Lastly /goodbyewave to “Ham and Eggs” restaurant.
Totally agree Renee that it really should have been called a ‘rule book’ rather than a guide (or worse, a BOK as Scrum.org refers to it).
Your thoughts on the ‘Developer’ terminology is interesting. I personally don’t have a problem with the terminology so long as there is an appreciation that specialists are still required. Mike Cohn stipulates this well in ‘Succeeding with Agile’. I recommend referring to team members as ‘Developer specialising in Java’ or ‘Developer specialising in Selenium’ or ‘Developer/UX’ etc.
Liking your style 🙂
Hi Renee, I like your blog however there might be a bit of a misinterpretation here. I don’t think the Scrum Guide and other authoritative Scrum literature has ever said specifically that there is no place for people with specialist-level skills on a Scrum team. See my blog post on this: http://www.scrumwithstyle.com/busting-no-specialists-team-myth
Also, who’s the guy at the top of the black & white image?

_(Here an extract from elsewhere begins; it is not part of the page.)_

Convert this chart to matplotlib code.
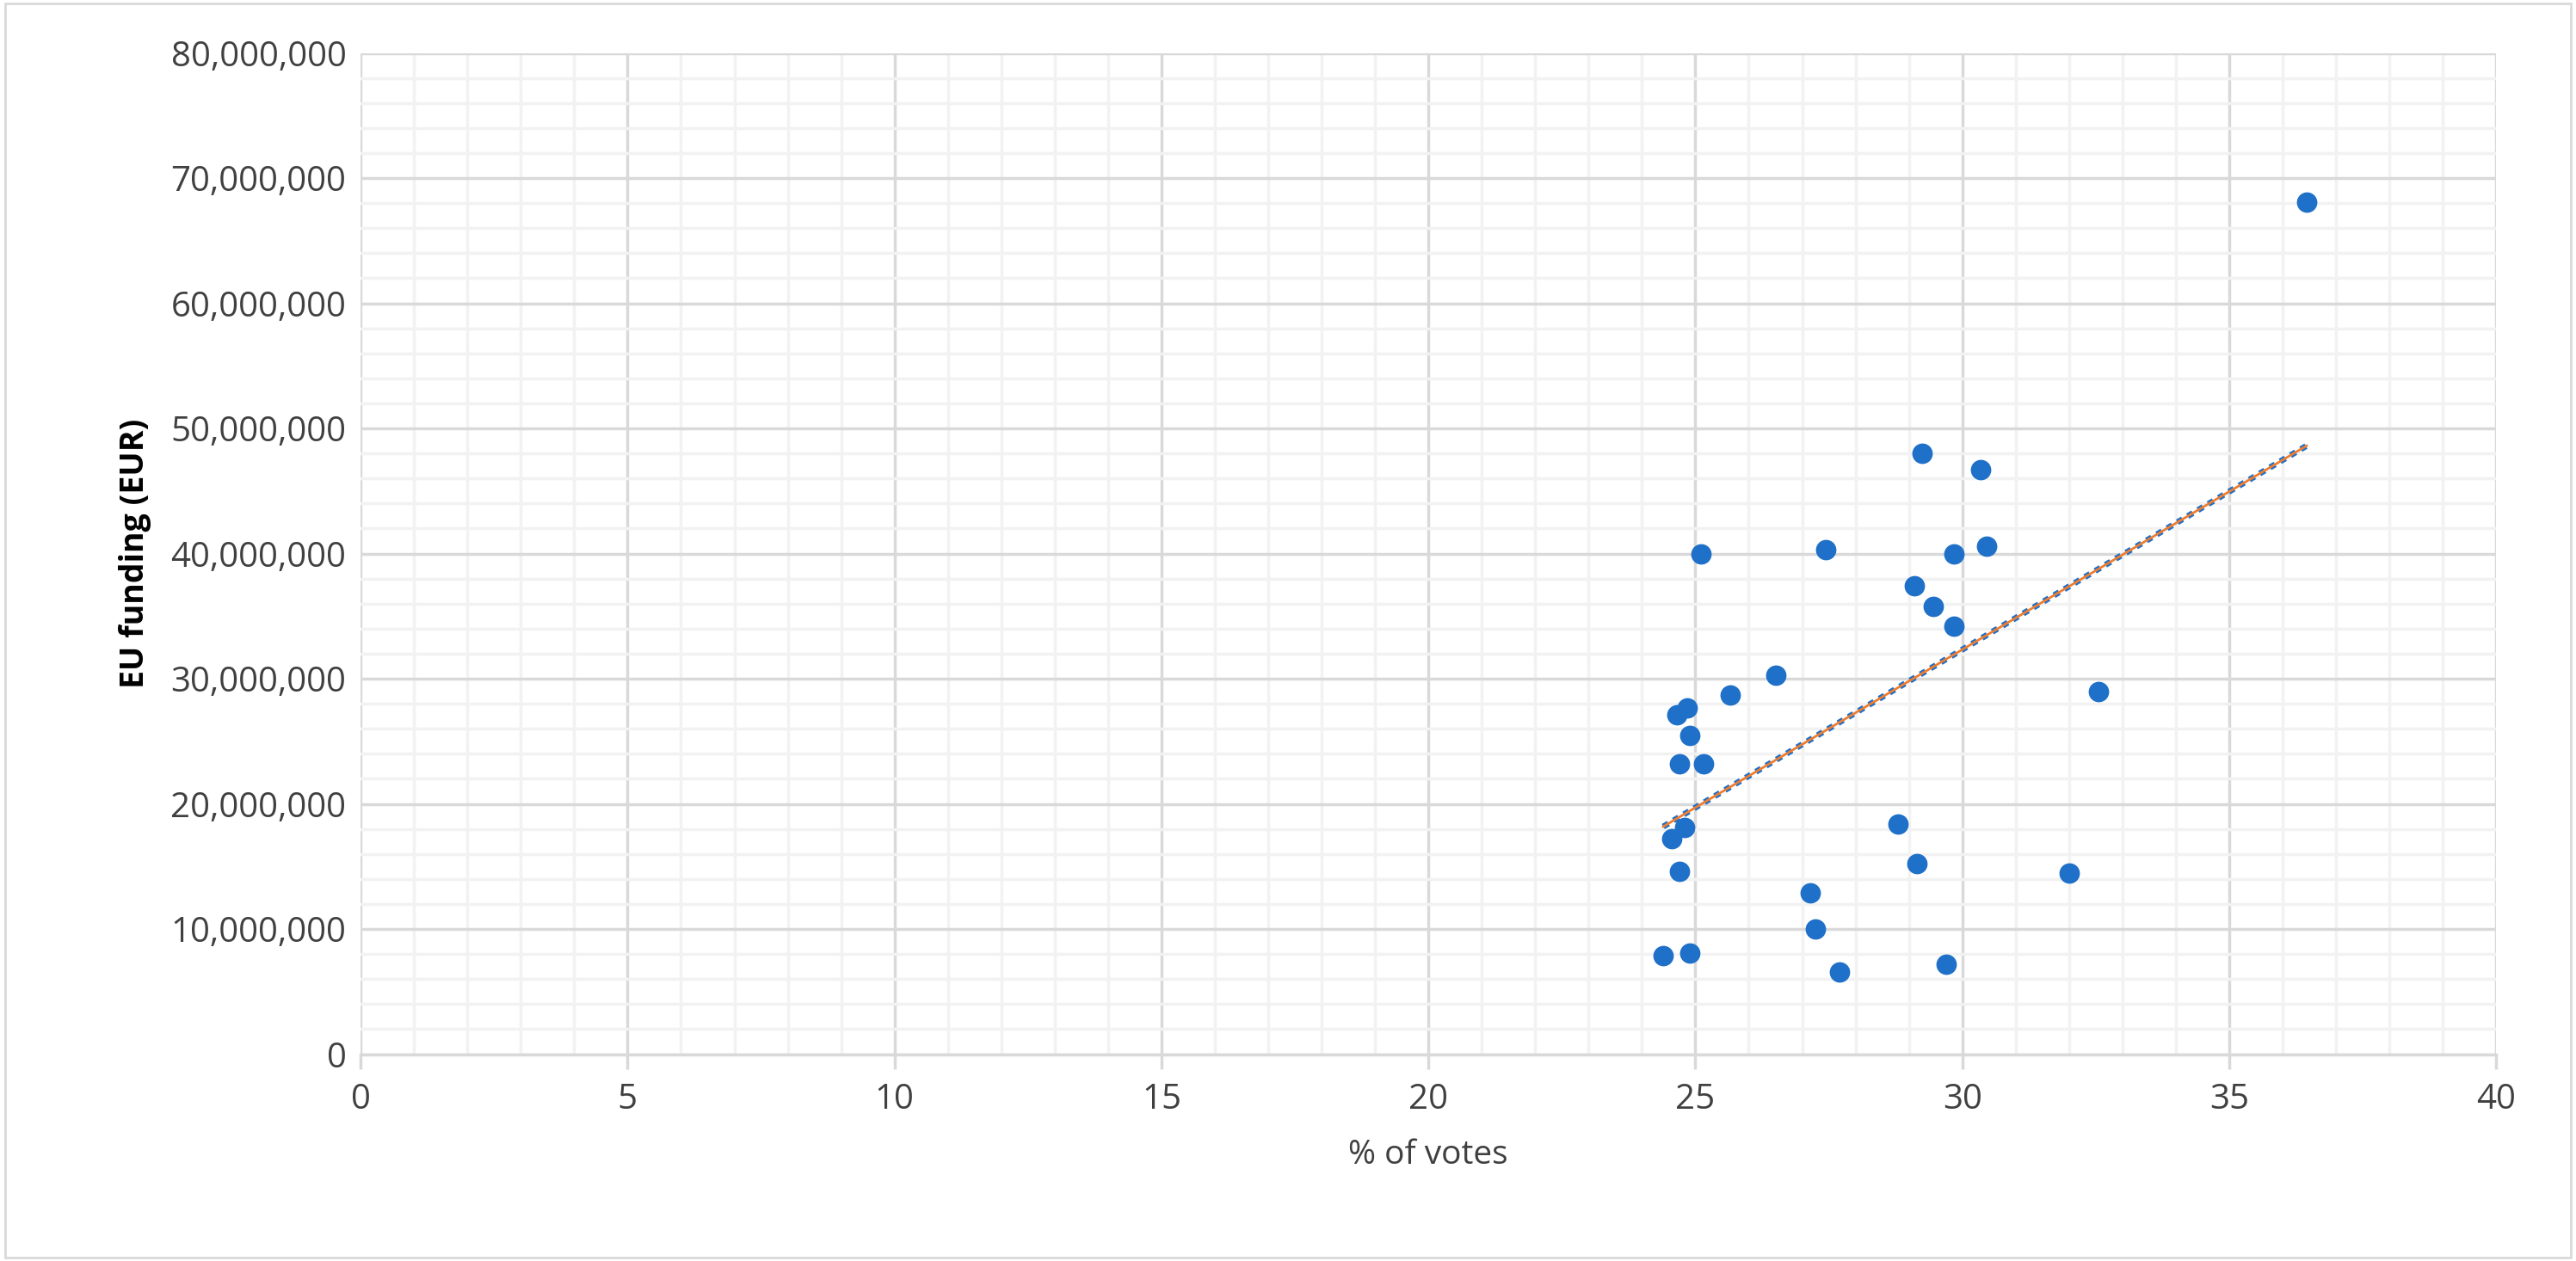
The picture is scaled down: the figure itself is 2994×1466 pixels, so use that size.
import matplotlib
matplotlib.use("Agg")
import matplotlib.pyplot as plt
import numpy as np
from matplotlib.ticker import FuncFormatter, MultipleLocator
from matplotlib.patches import Rectangle

votes = [36.45, 29.25, 30.35, 25.1, 27.45, 29.85, 30.45, 29.1, 29.45, 29.85, 26.5, 25.65,
         24.85, 24.65, 24.9, 24.7, 25.15, 32.55, 24.8, 24.55, 24.7, 28.8, 29.15, 32.0,
         27.15, 27.25, 27.7, 29.7, 24.4, 24.9]
funding = [68.1, 48.0, 46.7, 40.0, 40.3, 40.0, 40.6, 37.4, 35.8, 34.2, 30.3, 28.7,
           27.7, 27.1, 25.5, 23.2, 23.2, 29.0, 18.1, 17.2, 14.6, 18.4, 15.2, 14.5,
           12.9, 10.0, 6.6, 7.2, 7.9, 8.1]
funding = [v * 1e6 for v in funding]

plt.rcParams['font.family'] = ['Open Sans', 'DejaVu Sans']
fig = plt.figure(figsize=(29.94, 14.66), dpi=100)
ax = fig.add_axes([0.140, 0.164, 0.829, 0.794])
fig.add_artist(Rectangle((0.002, 0.003), 0.996, 0.994, transform=fig.transFigure,
                         fill=False, edgecolor='#d9d9d9', lw=2))

ax.set_xlim(0, 40)
ax.set_ylim(0, 80e6)
ax.xaxis.set_major_locator(MultipleLocator(5))
ax.xaxis.set_minor_locator(MultipleLocator(1))
ax.yaxis.set_major_locator(MultipleLocator(10e6))
ax.yaxis.set_minor_locator(MultipleLocator(2e6))
ax.yaxis.set_major_formatter(FuncFormatter(lambda v, p: f"{int(v):,}"))
ax.grid(which='major', color='#d9d9d9', lw=2.5)
ax.grid(which='minor', color='#f2f2f2', lw=2.5)
ax.set_axisbelow(True)
for s in ['top', 'right', 'left']:
    ax.spines[s].set_visible(False)
ax.spines['bottom'].set_color('#d9d9d9')
ax.spines['bottom'].set_linewidth(2.5)
ax.tick_params(which='both', length=0, labelsize=29, colors='#404040', pad=12)
ax.tick_params(axis='x', which='major', length=12, color='#d9d9d9', width=2.5)

ax.scatter(votes, funding, s=260, color='#1f70c8', zorder=3)
x = np.array(votes)
m, b = np.polyfit(x, np.array(funding), 1)
xs = np.array([x.min(), x.max()])
ax.plot(xs, m * xs + b, color='#1f70c8', lw=5, ls=(0, (1, 1)), zorder=4)
ax.plot(xs, m * xs + b, color='#ed7d31', lw=2, zorder=5)

ax.set_xlabel('% of votes', fontsize=28, color='#404040', labelpad=18)
ax.set_ylabel('EU funding (EUR)', fontsize=27, fontweight='bold', color='black', labelpad=16)
fig.savefig('out.png', dpi=100)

Sorry Rowan but I am going to disagree. If it explicitly states:
“Development Teams are cross-functional, with all of the skills as a team necessary to create a product Increment;”
than it really is inferring there is no room for specialisation. I think what is confusing this sentence if you believe it states otherwise is the usage of the words ‘cross-functional’ as it has such a strong belief of understanding behind it. If it had simply said ‘Development teams have all the skills as a team necessary to create a product Increment’ then everyone would go ‘of course, that just makes sense’.
For my two cents – a framework needs to exist where both possibilities exist. If I had to choose between two equally qualified, equally a good match for the team but one of them also had some background experience as a tester and a BA then I would probably choose the more well rounded person. Not because I wanted them to fill in those gaps, but because that experience gives them a depth that the other does not have.
But a cross functional team created to deliberately work around constraints rather than fix constraints is also a poor design.
I think your post did say part of it correctly, there is a happy medium.
As a side note, I am glad they got rid of the software development roles reference (but unfortunately didn’t go so far to remove the word ‘development’).